+++ Exercise input
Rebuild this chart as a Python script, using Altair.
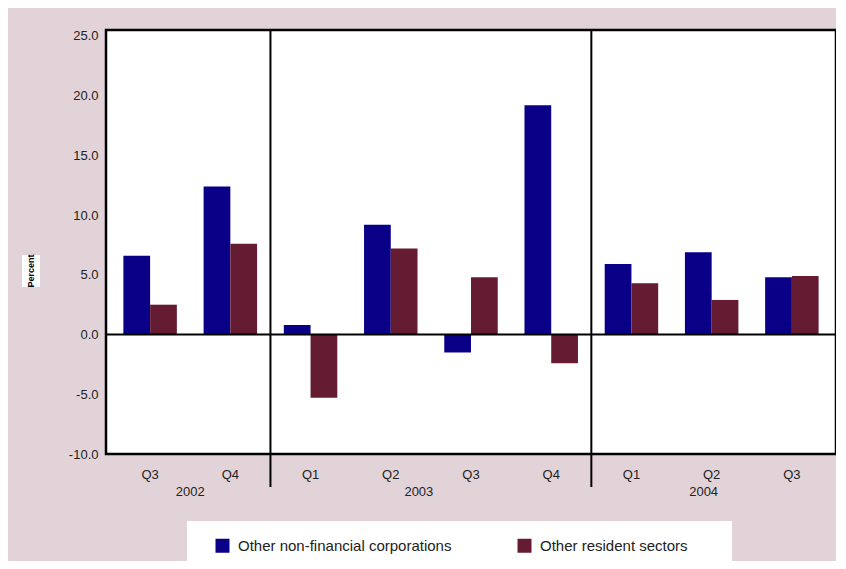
import altair as alt
import pandas as pd

# ---- data ----
years = ["2002", "2002", "2003", "2003", "2003", "2003", "2004", "2004", "2004"]
quarters = ["Q3", "Q4", "Q1", "Q2", "Q3", "Q4", "Q1", "Q2", "Q3"]
nfc = [6.6, 12.4, 0.8, 9.2, -1.5, 19.2, 5.9, 6.9, 4.8]
ors = [2.5, 7.6, -5.3, 7.2, 4.8, -2.4, 4.3, 2.9, 4.9]
series_names = ["Other non-financial corporations", "Other resident sectors"]
colors = ["#0a0088", "#651c33"]
y_ticks = [-10, -5, 0, 5, 10, 15, 20, 25]

keys = [f"{y} {q}" for y, q in zip(years, quarters)]
rows = []
for k, a, b in zip(keys, nfc, ors):
    rows.append({"key": k, "series": series_names[0], "value": a})
    rows.append({"key": k, "series": series_names[1], "value": b})
df = pd.DataFrame(rows)

W, H = 730, 424
FONT = "Liberation Sans"
xscale = alt.Scale(paddingInner=0, paddingOuter=0.05)
xaxis = alt.Axis(labelExpr="split(datum.label, ' ')[1]", labelAngle=0,
                 ticks=False, domain=False, labelPadding=14, labelOverlap=False,
                 labelFontSize=13, labelColor="#222", labelFont=FONT, title=None)

bars = alt.Chart(df).mark_bar().encode(
    x=alt.X("key:N", sort=keys, scale=xscale, title=None, axis=xaxis),
    xOffset=alt.XOffset("series:N", sort=series_names,
                        scale=alt.Scale(paddingOuter=0.5, paddingInner=0)),
    y=alt.Y("value:Q", scale=alt.Scale(domain=[-10, 25.5], nice=False, zero=False),
            title=None,
            axis=alt.Axis(values=y_ticks,
                          labelExpr="datum.value < 0 ? '-' + format(-datum.value, '.1f') : format(datum.value, '.1f')",
                          ticks=False, domain=False,
                          grid=False, labelPadding=8, labelFontSize=13,
                          labelColor="#222", labelFont=FONT)),
    color=alt.Color("series:N", sort=series_names,
                    scale=alt.Scale(domain=series_names, range=colors),
                    legend=alt.Legend(orient="none", legendX=109, legendY=508,
                                      direction="horizontal", title=None,
                                      symbolType="square", symbolSize=196,
                                      symbolStrokeWidth=0, labelFontSize=15,
                                      labelFont=FONT, labelColor="#222",
                                      labelLimit=400,
                                      labelOffset=8, columnPadding=65)),
)

one = pd.DataFrame({"a": [0]})
legend_box = alt.Chart(one).mark_rect(fill="white").encode(
    x=alt.value(81), x2=alt.value(626), y=alt.value(491), y2=alt.value(533))
pct_box = alt.Chart(one).mark_rect(fill="white").encode(
    x=alt.value(-84), x2=alt.value(-66), y=alt.value(225), y2=alt.value(257))
pct_text = alt.Chart(one).mark_text(text="Percent", angle=270, fontSize=9,
                                    fontWeight="bold", font=FONT, color="black",
                                    baseline="middle", align="center").encode(
    x=alt.value(-75), y=alt.value(241))

zero = alt.Chart(pd.DataFrame({"v": [0]})).mark_rule(color="black", strokeWidth=2).encode(
    y=alt.Y("v:Q"))

sep = alt.Chart(pd.DataFrame({"key": ["2003 Q1", "2004 Q1"]})).mark_rule(
    color="black", strokeWidth=2).encode(
    x=alt.X("key:N", sort=keys, scale=xscale, bandPosition=0, axis=xaxis),
    y=alt.value(0), y2=alt.value(H + 33))


def year_label(key, text, pos):
    return alt.Chart(pd.DataFrame({"key": [key], "t": [text]})).mark_text(
        fontSize=13, font=FONT, color="#222", baseline="middle").encode(
        x=alt.X("key:N", sort=keys, scale=xscale, bandPosition=pos, axis=xaxis),
        y=alt.value(H + 38), text="t:N")


chart = alt.layer(
    legend_box, pct_box, pct_text, bars, zero, sep,
    year_label("2002 Q4", "2002", 0.0),
    year_label("2003 Q2", "2003", 0.85),
    year_label("2004 Q2", "2004", 0.4),
).properties(
    width=W, height=H,
    autosize=alt.AutoSizeParams(type="none"),
    padding={"left": 98, "top": 22, "right": 0, "bottom": 107},
    background="#e1d3d8",
).configure_view(stroke="black", strokeWidth=2.5, fill="white")

chart.save("out.html", embed_options={"renderer": "svg", "actions": False})
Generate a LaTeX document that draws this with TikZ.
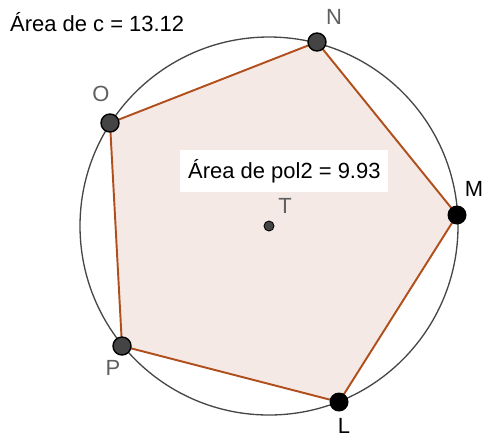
\documentclass[tikz,border=0pt]{standalone}
\usepackage{fontspec}
\setmainfont{Liberation Sans}
\usetikzlibrary{calc}
\definecolor{polEdge}{RGB}{176,78,28}
\definecolor{polFill}{RGB}{244,233,229}
\definecolor{circLine}{RGB}{70,70,70}
\definecolor{ptGray}{RGB}{68,68,68}
\definecolor{lblGray}{RGB}{95,95,95}

\begin{document}
\begin{tikzpicture}[
  x=0.02cm, y=-0.02cm,
  darkpt/.style={circle, fill=ptGray, draw=black, line width=0.8pt, inner sep=0pt, minimum size=0.36cm},
  blackpt/.style={circle, fill=black, inner sep=0pt, minimum size=0.38cm},
  centerpt/.style={circle, fill=ptGray, draw=black, line width=0.5pt, inner sep=0pt, minimum size=0.2cm},
  ptlabel/.style={font=\fontsize{12.5}{14}\selectfont, lblGray},
  ptlabelB/.style={font=\fontsize{12.5}{14}\selectfont, black},
  arealabel/.style={font=\fontsize{12.5}{14}\selectfont, black, anchor=west},
]

%% ── frame: 1 unit = 1 pixel of the 482 x 437 image ───────
\useasboundingbox (0,0) rectangle (482,437);

%% ── centre and radius of c ───────────────────────────────
\def\rc{189}
\coordinate (T) at (269,226);

%% ── vertices of pol2 ─────────────────────────────────────
\coordinate (N) at (317,42);
\coordinate (M) at (457,215);
\coordinate (L) at (339,402);
\coordinate (P) at (122,346);
\coordinate (O) at (110,123);

%% ── polygon and circle ───────────────────────────────────
\filldraw[fill=polFill, draw=polEdge, line width=1.1pt, line join=round]
  (N) -- (M) -- (L) -- (P) -- (O) -- cycle;
\draw[circLine, line width=0.75pt] (T) circle (\rc);

%% ── points ───────────────────────────────────────────────
\node[darkpt]  (Npt) at (N) {};
\node[blackpt] (Mpt) at (M) {};
\node[blackpt] (Lpt) at (L) {};
\node[darkpt]  (Ppt) at (P) {};
\node[darkpt]  (Opt) at (O) {};
\node[centerpt] (Tpt) at (T) {};

%% ── point labels ─────────────────────────────────────────
\node[ptlabel]  (Nlbl) at (334,17)  {N};
\node[ptlabelB] (Mlbl) at (474,189) {M};
\node[ptlabelB] (Llbl) at (344,426) {L};
\node[ptlabel]  (Plbl) at (113,368) {P};
\node[ptlabel]  (Olbl) at (101,94)  {O};
\node[ptlabel]  (Tlbl) at (285,206) {T};

%% ── area texts ───────────────────────────────────────────
\node[arealabel] (areaC) at (4,22) {Área de c = 13.12};
\fill[white] (180,150) rectangle (388,192);
\node[arealabel] (areaPol) at (182,171) {Área de pol2 = 9.93};

\end{tikzpicture}
\end{document}
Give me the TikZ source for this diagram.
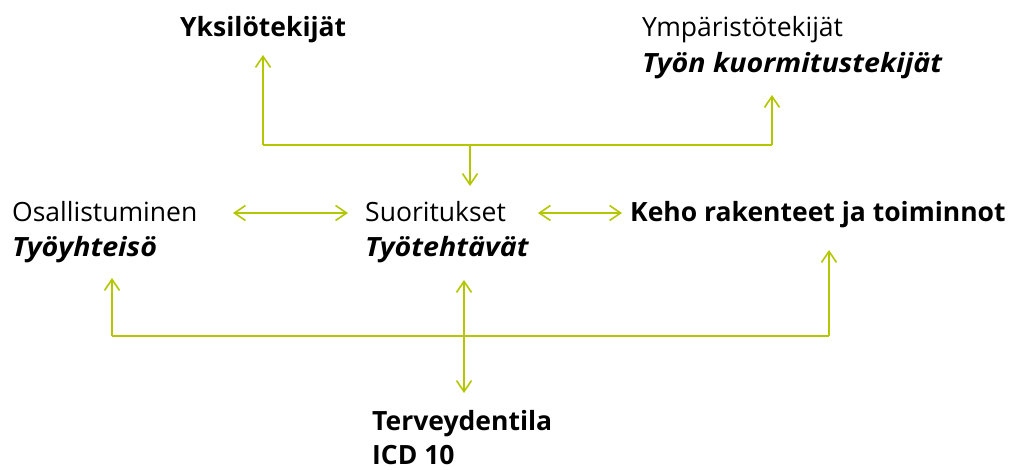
++++++
- The request:
The material above holds pictures; copy everything else in it exactly.

- Correct response:
Rebuild this chart as a Python script, using Altair.
import altair as alt
import pandas as pd

# ---- data ----
years = ["2002", "2002", "2003", "2003", "2003", "2003", "2004", "2004", "2004"]
quarters = ["Q3", "Q4", "Q1", "Q2", "Q3", "Q4", "Q1", "Q2", "Q3"]
nfc = [6.6, 12.4, 0.8, 9.2, -1.5, 19.2, 5.9, 6.9, 4.8]
ors = [2.5, 7.6, -5.3, 7.2, 4.8, -2.4, 4.3, 2.9, 4.9]
series_names = ["Other non-financial corporations", "Other resident sectors"]
colors = ["#0a0088", "#651c33"]
y_ticks = [-10, -5, 0, 5, 10, 15, 20, 25]

keys = [f"{y} {q}" for y, q in zip(years, quarters)]
rows = []
for k, a, b in zip(keys, nfc, ors):
    rows.append({"key": k, "series": series_names[0], "value": a})
    rows.append({"key": k, "series": series_names[1], "value": b})
df = pd.DataFrame(rows)

W, H = 730, 424
FONT = "Liberation Sans"
xscale = alt.Scale(paddingInner=0, paddingOuter=0.05)
xaxis = alt.Axis(labelExpr="split(datum.label, ' ')[1]", labelAngle=0,
                 ticks=False, domain=False, labelPadding=14, labelOverlap=False,
                 labelFontSize=13, labelColor="#222", labelFont=FONT, title=None)

bars = alt.Chart(df).mark_bar().encode(
    x=alt.X("key:N", sort=keys, scale=xscale, title=None, axis=xaxis),
    xOffset=alt.XOffset("series:N", sort=series_names,
                        scale=alt.Scale(paddingOuter=0.5, paddingInner=0)),
    y=alt.Y("value:Q", scale=alt.Scale(domain=[-10, 25.5], nice=False, zero=False),
            title=None,
            axis=alt.Axis(values=y_ticks,
                          labelExpr="datum.value < 0 ? '-' + format(-datum.value, '.1f') : format(datum.value, '.1f')",
                          ticks=False, domain=False,
                          grid=False, labelPadding=8, labelFontSize=13,
                          labelColor="#222", labelFont=FONT)),
    color=alt.Color("series:N", sort=series_names,
                    scale=alt.Scale(domain=series_names, range=colors),
                    legend=alt.Legend(orient="none", legendX=109, legendY=508,
                                      direction="horizontal", title=None,
                                      symbolType="square", symbolSize=196,
                                      symbolStrokeWidth=0, labelFontSize=15,
                                      labelFont=FONT, labelColor="#222",
                                      labelLimit=400,
                                      labelOffset=8, columnPadding=65)),
)

one = pd.DataFrame({"a": [0]})
legend_box = alt.Chart(one).mark_rect(fill="white").encode(
    x=alt.value(81), x2=alt.value(626), y=alt.value(491), y2=alt.value(533))
pct_box = alt.Chart(one).mark_rect(fill="white").encode(
    x=alt.value(-84), x2=alt.value(-66), y=alt.value(225), y2=alt.value(257))
pct_text = alt.Chart(one).mark_text(text="Percent", angle=270, fontSize=9,
                                    fontWeight="bold", font=FONT, color="black",
                                    baseline="middle", align="center").encode(
    x=alt.value(-75), y=alt.value(241))

zero = alt.Chart(pd.DataFrame({"v": [0]})).mark_rule(color="black", strokeWidth=2).encode(
    y=alt.Y("v:Q"))

sep = alt.Chart(pd.DataFrame({"key": ["2003 Q1", "2004 Q1"]})).mark_rule(
    color="black", strokeWidth=2).encode(
    x=alt.X("key:N", sort=keys, scale=xscale, bandPosition=0, axis=xaxis),
    y=alt.value(0), y2=alt.value(H + 33))


def year_label(key, text, pos):
    return alt.Chart(pd.DataFrame({"key": [key], "t": [text]})).mark_text(
        fontSize=13, font=FONT, color="#222", baseline="middle").encode(
        x=alt.X("key:N", sort=keys, scale=xscale, bandPosition=pos, axis=xaxis),
        y=alt.value(H + 38), text="t:N")


chart = alt.layer(
    legend_box, pct_box, pct_text, bars, zero, sep,
    year_label("2002 Q4", "2002", 0.0),
    year_label("2003 Q2", "2003", 0.85),
    year_label("2004 Q2", "2004", 0.4),
).properties(
    width=W, height=H,
    autosize=alt.AutoSizeParams(type="none"),
    padding={"left": 98, "top": 22, "right": 0, "bottom": 107},
    background="#e1d3d8",
).configure_view(stroke="black", strokeWidth=2.5, fill="white")

chart.save("out.html", embed_options={"renderer": "svg", "actions": False})
Generate a LaTeX document that draws this with TikZ.
\documentclass[tikz,border=0pt]{standalone}
\usepackage{fontspec}
\setmainfont{Liberation Sans}
\usetikzlibrary{calc}
\definecolor{polEdge}{RGB}{176,78,28}
\definecolor{polFill}{RGB}{244,233,229}
\definecolor{circLine}{RGB}{70,70,70}
\definecolor{ptGray}{RGB}{68,68,68}
\definecolor{lblGray}{RGB}{95,95,95}

\begin{document}
\begin{tikzpicture}[
  x=0.02cm, y=-0.02cm,
  darkpt/.style={circle, fill=ptGray, draw=black, line width=0.8pt, inner sep=0pt, minimum size=0.36cm},
  blackpt/.style={circle, fill=black, inner sep=0pt, minimum size=0.38cm},
  centerpt/.style={circle, fill=ptGray, draw=black, line width=0.5pt, inner sep=0pt, minimum size=0.2cm},
  ptlabel/.style={font=\fontsize{12.5}{14}\selectfont, lblGray},
  ptlabelB/.style={font=\fontsize{12.5}{14}\selectfont, black},
  arealabel/.style={font=\fontsize{12.5}{14}\selectfont, black, anchor=west},
]

%% ── frame: 1 unit = 1 pixel of the 482 x 437 image ───────
\useasboundingbox (0,0) rectangle (482,437);

%% ── centre and radius of c ───────────────────────────────
\def\rc{189}
\coordinate (T) at (269,226);

%% ── vertices of pol2 ─────────────────────────────────────
\coordinate (N) at (317,42);
\coordinate (M) at (457,215);
\coordinate (L) at (339,402);
\coordinate (P) at (122,346);
\coordinate (O) at (110,123);

%% ── polygon and circle ───────────────────────────────────
\filldraw[fill=polFill, draw=polEdge, line width=1.1pt, line join=round]
  (N) -- (M) -- (L) -- (P) -- (O) -- cycle;
\draw[circLine, line width=0.75pt] (T) circle (\rc);

%% ── points ───────────────────────────────────────────────
\node[darkpt]  (Npt) at (N) {};
\node[blackpt] (Mpt) at (M) {};
\node[blackpt] (Lpt) at (L) {};
\node[darkpt]  (Ppt) at (P) {};
\node[darkpt]  (Opt) at (O) {};
\node[centerpt] (Tpt) at (T) {};

%% ── point labels ─────────────────────────────────────────
\node[ptlabel]  (Nlbl) at (334,17)  {N};
\node[ptlabelB] (Mlbl) at (474,189) {M};
\node[ptlabelB] (Llbl) at (344,426) {L};
\node[ptlabel]  (Plbl) at (113,368) {P};
\node[ptlabel]  (Olbl) at (101,94)  {O};
\node[ptlabel]  (Tlbl) at (285,206) {T};

%% ── area texts ───────────────────────────────────────────
\node[arealabel] (areaC) at (4,22) {Área de c = 13.12};
\fill[white] (180,150) rectangle (388,192);
\node[arealabel] (areaPol) at (182,171) {Área de pol2 = 9.93};

\end{tikzpicture}
\end{document}
Give me the TikZ source for this diagram.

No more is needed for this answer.